BLAS Level 3

BLAS Level 3 are $\mathcal{O}(N^3)$ operators, and finally compute bound creating many opportunities to optimize operand reuse.

In addition to matrix-matrix multiply there are the Rank-k update operators, which are outer-products and matrix additions.

Here is a Hermitian Rank-k update:

$$ C = \alpha A A^T + \beta C, \space where \space C \space is \space Hermitian. $$

A Hermitian matrix is defined as a matrix that is equal to its Hermitian conjugate. In other words, the matrix $C$ is Hermitian if and only if $C = C^H$. Obviously a Hermitian matrix must be square. Hermitian matrices can be understood as the complex extension of real symmetric matrices.

Matrix-matrix multiply

We have seen this algorithm in the introduction:

compute ( (i,j,k) | 1 <= i,j,k <= N ) {
    a: a[i,j-1,k]
    b: b[i-1,j,k]
    c: c[i,j,k-1] + a[i,j-1,k] * b[i-1,j,k]
}
    

Hermitian Rank-k update

Starting from a single matrix, generating the transpose is a very expensive operator. For simplicity, let’s start with the computational phase $\alpha A A^T$.

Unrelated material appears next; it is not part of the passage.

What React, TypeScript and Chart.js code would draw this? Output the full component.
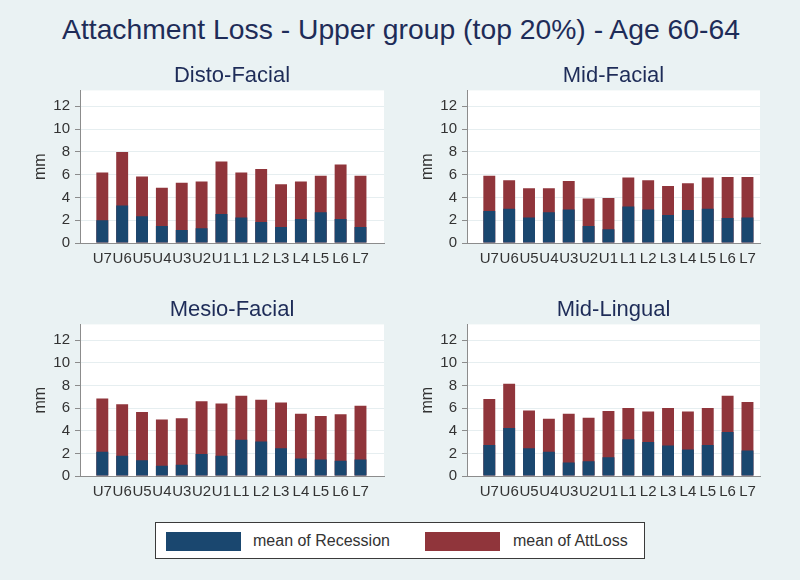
import React, { useEffect, useRef } from 'react';
import { Chart, registerables } from 'chart.js';
Chart.register(...registerables);

const teeth = ['U7', 'U6', 'U5', 'U4', 'U3', 'U2', 'U1', 'L1', 'L2', 'L3', 'L4', 'L5', 'L6', 'L7'];
const yTicks = [0, 2, 4, 6, 8, 10, 12];

const distoRecession = [2.0, 3.3, 2.35, 1.5, 1.15, 1.3, 2.55, 2.25, 1.85, 1.4, 2.1, 2.7, 2.1, 1.4];
const distoAttLoss = [6.2, 8.0, 5.85, 4.85, 5.3, 5.4, 7.15, 6.2, 6.5, 5.15, 5.4, 5.9, 6.9, 5.9];

const midFacialRecession = [2.8, 3.0, 2.25, 2.7, 2.95, 1.5, 1.2, 3.2, 2.95, 2.45, 2.9, 3.0, 2.2, 2.25];
const midFacialAttLoss = [5.9, 5.5, 4.8, 4.8, 5.45, 3.9, 3.95, 5.75, 5.5, 5.0, 5.25, 5.75, 5.8, 5.8];

const mesioRecession = [2.15, 1.8, 1.4, 0.9, 1.0, 1.95, 1.8, 3.2, 3.05, 2.45, 1.55, 1.45, 1.35, 1.45];
const mesioAttLoss = [6.85, 6.35, 5.65, 5.0, 5.1, 6.6, 6.4, 7.1, 6.75, 6.5, 5.5, 5.3, 5.45, 6.2];

const midLingualRecession = [2.75, 4.25, 2.45, 2.15, 1.2, 1.3, 1.65, 3.25, 3.0, 2.7, 2.35, 2.75, 3.9, 2.25];
const midLingualAttLoss = [6.8, 8.15, 5.8, 5.05, 5.5, 5.15, 5.75, 6.0, 5.7, 6.0, 5.7, 6.0, 7.1, 6.55];

const mainTitle = 'Attachment Loss - Upper group (top 20%) - Age 60-64';
const yTitle = 'mm';
const recessionLabel = 'mean of Recession';
const attLossLabel = 'mean of AttLoss';

const FONT = '"Liberation Sans", Arial, Helvetica, sans-serif';
const BLUE = '#1a476f';
const RED = '#90353b';
const NAVY = '#1e2c58';
const BG = '#eaf2f3';
const AXIS = '#8c8c8c';
const GRID = '#e6eef0';
const TEXT = '#333333';

type PanelProps = {
  title: string;
  recession: number[];
  attLoss: number[];
  left: number;
  top: number;
  plotW: number;
  plotH: number;
};

const whiteBg = {
  id: 'whiteBg',
  beforeDraw(chart: any) {
    const { ctx, chartArea } = chart;
    ctx.save();
    ctx.fillStyle = '#ffffff';
    ctx.fillRect(chartArea.left, chartArea.top, chartArea.right - chartArea.left, chartArea.bottom - chartArea.top);
    ctx.restore();
  },
};

const Y_AXIS_W = 60;
const TITLE_H = 38;
const X_AXIS_H = 30;
const RIGHT_PAD = 4;
const PX_PER_TOOTH = 19.86;
const FIRST_OFFSET = 22.3;

function Panel({ title, recession, attLoss, left, top, plotW, plotH }: PanelProps) {
  const ref = useRef<HTMLCanvasElement | null>(null);
  const w = Y_AXIS_W + plotW + RIGHT_PAD;
  const h = TITLE_H + plotH + X_AXIS_H;
  useEffect(() => {
    if (!ref.current) return;
    const xMin = -FIRST_OFFSET / PX_PER_TOOTH;
    const xMax = xMin + plotW / PX_PER_TOOTH;
    const chart = new Chart(ref.current, {
      type: 'bar',
      data: {
        datasets: [
          {
            label: recessionLabel,
            data: recession.map((v, i) => ({ x: i, y: v })),
            backgroundColor: BLUE,
            borderWidth: 0,
            grouped: false,
            barPercentage: 0.6,
            categoryPercentage: 1,
          } as any,
          {
            label: attLossLabel,
            data: attLoss.map((v, i) => ({ x: i, y: v })),
            backgroundColor: RED,
            borderWidth: 0,
            grouped: false,
            barPercentage: 0.6,
            categoryPercentage: 1,
          } as any,
        ],
      },
      options: {
        animation: false,
        responsive: false,
        maintainAspectRatio: false,
        devicePixelRatio: 1,
        layout: { padding: { left: 0, right: RIGHT_PAD, top: 0, bottom: 0 } },
        plugins: {
          legend: { display: false },
          tooltip: { enabled: false },
          title: {
            display: true,
            fullSize: false,
            text: title,
            color: NAVY,
            font: { family: FONT, size: 22, weight: 'normal', lineHeight: 1.2 },
            padding: { top: 11, bottom: 1 },
          },
        },
        scales: {
          x: {
            type: 'linear',
            min: xMin,
            max: xMax,
            offset: false,
            grid: { display: false, drawTicks: false },
            border: { display: true, color: AXIS, width: 1 },
            ticks: {
              color: TEXT,
              font: { family: FONT, size: 15 },
              padding: 7,
              autoSkip: false,
              maxRotation: 0,
              callback: (v: any) => teeth[Number(v)] ?? '',
            },
            afterBuildTicks: (ax: any) => {
              ax.ticks = teeth.map((_, i) => ({ value: i }));
            },
            afterFit: (ax: any) => {
              ax.height = X_AXIS_H;
            },
          },
          y: {
            min: 0,
            max: 13.4,
            grid: { color: GRID, tickColor: AXIS, tickLength: 5 },
            border: { display: true, color: AXIS, width: 1 },
            ticks: { color: TEXT, font: { family: FONT, size: 15 }, padding: 5 },
            afterBuildTicks: (ax: any) => {
              ax.ticks = yTicks.map((v) => ({ value: v }));
            },
            afterFit: (ax: any) => {
              ax.width = Y_AXIS_W;
            },
            title: {
              display: true,
              text: yTitle,
              color: TEXT,
              font: { family: FONT, size: 16 },
              padding: { top: 11, bottom: 0 },
            },
          },
        },
      } as any,
      plugins: [whiteBg],
    });
    return () => chart.destroy();
  }, [title, recession, attLoss, plotW, plotH]);
  return (
    <canvas
      ref={ref}
      width={w}
      height={h}
      style={{ position: 'absolute', left: left - Y_AXIS_W, top: top - TITLE_H, width: w, height: h }}
    />
  );
}

export default function App() {
  return (
    <div
      style={{
        position: 'absolute',
        left: 0,
        top: 0,
        width: 800,
        height: 580,
        background: BG,
        fontFamily: FONT,
        overflow: 'hidden',
      }}
    >
      <div
        style={{
          position: 'absolute',
          left: 0,
          top: 13,
          width: 802,
          textAlign: 'center',
          fontSize: 28.3,
          lineHeight: '32px',
          color: NAVY,
          whiteSpace: 'nowrap',
        }}
      >
        {mainTitle}
      </div>
      <Panel title="Disto-Facial" recession={distoRecession} attLoss={distoAttLoss} left={80} top={90} plotW={304} plotH={153} />
      <Panel title="Mid-Facial" recession={midFacialRecession} attLoss={midFacialAttLoss} left={467} top={90} plotW={293} plotH={153} />
      <Panel title="Mesio-Facial" recession={mesioRecession} attLoss={mesioAttLoss} left={80} top={324} plotW={304} plotH={152} />
      <Panel title="Mid-Lingual" recession={midLingualRecession} attLoss={midLingualAttLoss} left={467} top={324} plotW={293} plotH={152} />
      <div
        style={{
          position: 'absolute',
          left: 155,
          top: 522,
          width: 488,
          height: 35,
          background: '#ffffff',
          border: '1px solid #3a3a3a',
          fontSize: 16,
          color: TEXT,
        }}
      >
        <div style={{ position: 'absolute', left: 10, top: 9, width: 75, height: 19, background: BLUE }} />
        <div style={{ position: 'absolute', left: 97, top: 7, lineHeight: '22px', whiteSpace: 'nowrap' }}>{recessionLabel}</div>
        <div style={{ position: 'absolute', left: 269, top: 9, width: 75, height: 19, background: RED }} />
        <div style={{ position: 'absolute', left: 357, top: 7, lineHeight: '22px', whiteSpace: 'nowrap' }}>{attLossLabel}</div>
      </div>
    </div>
  );
}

compute ( (i,j,k) | 1 <= i,j,k <= N ) {
    a: a[i,j-1,k]
    at: at[i-1,j,k]
    if k = 1 {
        c: beta[i,j,k-1] * c[i,j,k-1] + a[i,j-1,k] * b[i-1,j,k]
    } else {
        c: c[i,j,k-1] + a[i,j-1,k] * b[i-1,j,k]
    }
}
    

Here we introduce a conditional constraint that impacts the domain of computation for a set of equations.